There are many important lessons that a parent has the responsibility of teaching their child to prevent and reduce potential risks to their wellbeing. One key aspect in which you should aim to focus your efforts is road safety, as it’s a particularly dangerous area that requires attention and acknowledgement. Unfortunately, 4,375 pedestrians were killed in traffic accidents in 2013, but this figure simply shows how important it is to educate your family about staying safe whilst out on the roads. If you want to learn more about road safety, then read on to uncover some helpful information and ideas that you can utilise today. 

Image Source – Pexels 

Talk Through The Basics 

It’s vital that you can sit down with your little ones to go through the most basic road safety steps that they need to stay out of harm’s way. Slowly introduce them to walking by the roadside, and make your first lesson about where pedestrians can walk and where cars can drive. Be sure to make the distinction clear that the road is for cars and only cars, whilst pedestrians can walk safely on the sidewalk. Whenever you need to cross the road, find a traffic light station and emphasise the fact that you are waiting until the man turns green to signal it’s safe to walk.

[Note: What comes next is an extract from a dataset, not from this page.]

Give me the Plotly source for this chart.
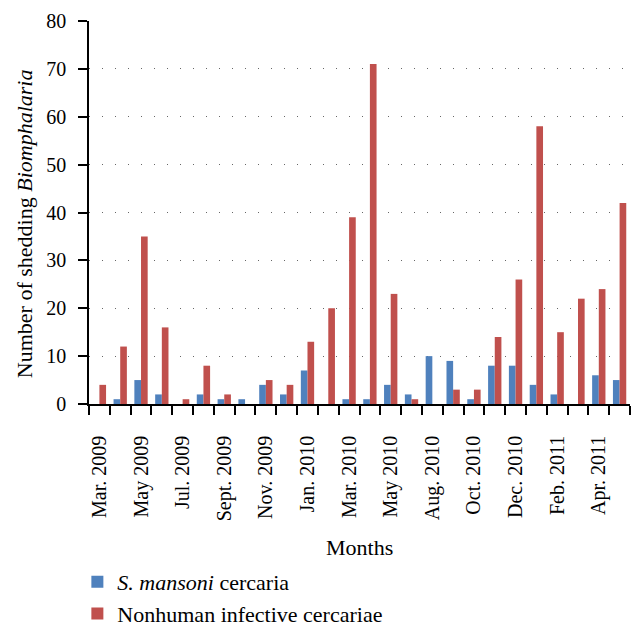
import plotly.graph_objects as go

months = ["Mar. 2009", "Apr. 2009", "May 2009", "Jun. 2009", "Jul. 2009", "Aug. 2009",
          "Sept. 2009", "Oct. 2009", "Nov. 2009", "Dec. 2009", "Jan. 2010", "Feb. 2010",
          "Mar. 2010", "Apr. 2010", "May 2010", "Jun. 2010", "Aug. 2010", "Sept. 2010",
          "Oct. 2010", "Nov. 2010", "Dec. 2010", "Jan. 2011", "Feb. 2011", "Mar. 2011",
          "Apr. 2011", "May 2011"]
tick_labels = ["Mar. 2009", "", "May 2009", "", "Jul. 2009", "", "Sept. 2009", "",
               "Nov. 2009", "", "Jan. 2010", "", "Mar. 2010", "", "May 2010", "",
               "Aug. 2010", "", "Oct. 2010", "", "Dec. 2010", "", "Feb. 2011", "",
               "Apr. 2011", ""]
s_mansoni = [0, 1, 5, 2, 0, 2, 1, 1, 4, 2, 7, 0, 1, 1, 4, 2, 10, 9, 1, 8, 8, 4, 2, 0, 6, 5]
nonhuman = [4, 12, 35, 16, 1, 8, 2, 0, 5, 4, 13, 20, 39, 71, 23, 1, 0, 3, 3, 14, 26, 58, 15, 22, 24, 42]
y_ticks = [0, 10, 20, 30, 40, 50, 60, 70, 80]

FONT = "Liberation Serif"

fig = go.Figure()
fig.add_trace(go.Bar(x=months, y=s_mansoni, name="<i>S. mansoni</i> cercaria",
                     marker=dict(color="#4F81BD", line=dict(width=0))))
fig.add_trace(go.Bar(x=months, y=nonhuman, name="Nonhuman infective cercariae",
                     marker=dict(color="#C0504D", line=dict(width=0))))

# page body has an 8px margin, so the figure is sized/offset to compensate
fig.update_layout(
    width=636, height=623,
    margin=dict(l=81, r=14, t=13, b=227, autoexpand=False),
    paper_bgcolor="white", plot_bgcolor="white",
    font=dict(family=FONT, size=20, color="black"),
    barmode="group", bargap=0.36, bargroupgap=0,
    showlegend=True,
    legend=dict(orientation="v", x=-0.0215, xanchor="left", y=-0.41, yanchor="top",
                font=dict(family=FONT, size=22), itemsizing="constant",
                bgcolor="rgba(0,0,0,0)", tracegroupgap=0),
    xaxis=dict(
        type="category", tickmode="array", tickvals=months, ticktext=tick_labels,
        tickson="boundaries", ticks="outside", ticklen=9, tickwidth=1.5, tickcolor="black",
        tickangle=-90, tickfont=dict(family=FONT, size=20), ticklabelstandoff=22,
        showline=True, linecolor="black", linewidth=1.5, showgrid=False,
        zeroline=False, automargin=False,
    ),
    yaxis=dict(
        range=[0, 80], tickvals=y_ticks, ticks="outside", ticklen=9, tickwidth=1.5,
        tickcolor="black", tickfont=dict(family=FONT, size=20), ticklabelstandoff=8,
        showline=True, linecolor="black", linewidth=1.5,
        showgrid=True, gridcolor="#666666", gridwidth=1, griddash="1px,12px",
        zeroline=False, automargin=False,
    ),
    annotations=[
        dict(text="Months", xref="paper", yref="paper", x=0.5, y=-0.375,
             xanchor="center", yanchor="middle", showarrow=False,
             font=dict(family=FONT, size=22)),
        dict(text="Number of shedding <i>Biomphalaria</i>", xref="paper", yref="paper",
             x=-0.118, y=0.47, xanchor="center", yanchor="middle", textangle=-90,
             showarrow=False, font=dict(family=FONT, size=22)),
    ],
)

fig.write_html("out.html")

Do not allow your children to cross at any point in the road besides the traffic lights until they are old enough to make a proper informed decision. Always remind them to follow the green cross code whenever they cross the road, but make sure they are looking out for the green man rather than the circular green light that signifies car drivers to go. 

Preteens & Teenagers 

Once your child has reached a certain age or level of maturity where they can walk unaccompanied by an adult, you must make them aware of the dangers they may face whilst out on the road. It’s common for teenagers to walk with their earphones in whilst listening to music, but you must make it known that this can put them at risk, especially when crossing a road or turning a corner. Explain that it’s best to keep their hood down so that they have full vision of oncoming traffic, and aim to reduce any other distractions to focus on walking safely. They may wish to take their journey up a level and ride a bicycle rather than walk, which requires a lot more thought and risk prevention. Always make sure that they wear a helmet when riding a bicycle, as well as extra protection like knee and shoulder pads. If they do have to ride their bicycle on the road itself, ensure that they never travel alone and have their mobile phone ready to call in the event of an emergency. 

Teaching your children about road safety has never been so simple when you are able to utilise the top tips and tricks detailed above. It’s so vital that you can educate them on how to stay out of harm’s way when close to a road, as risks and dangers are all too common.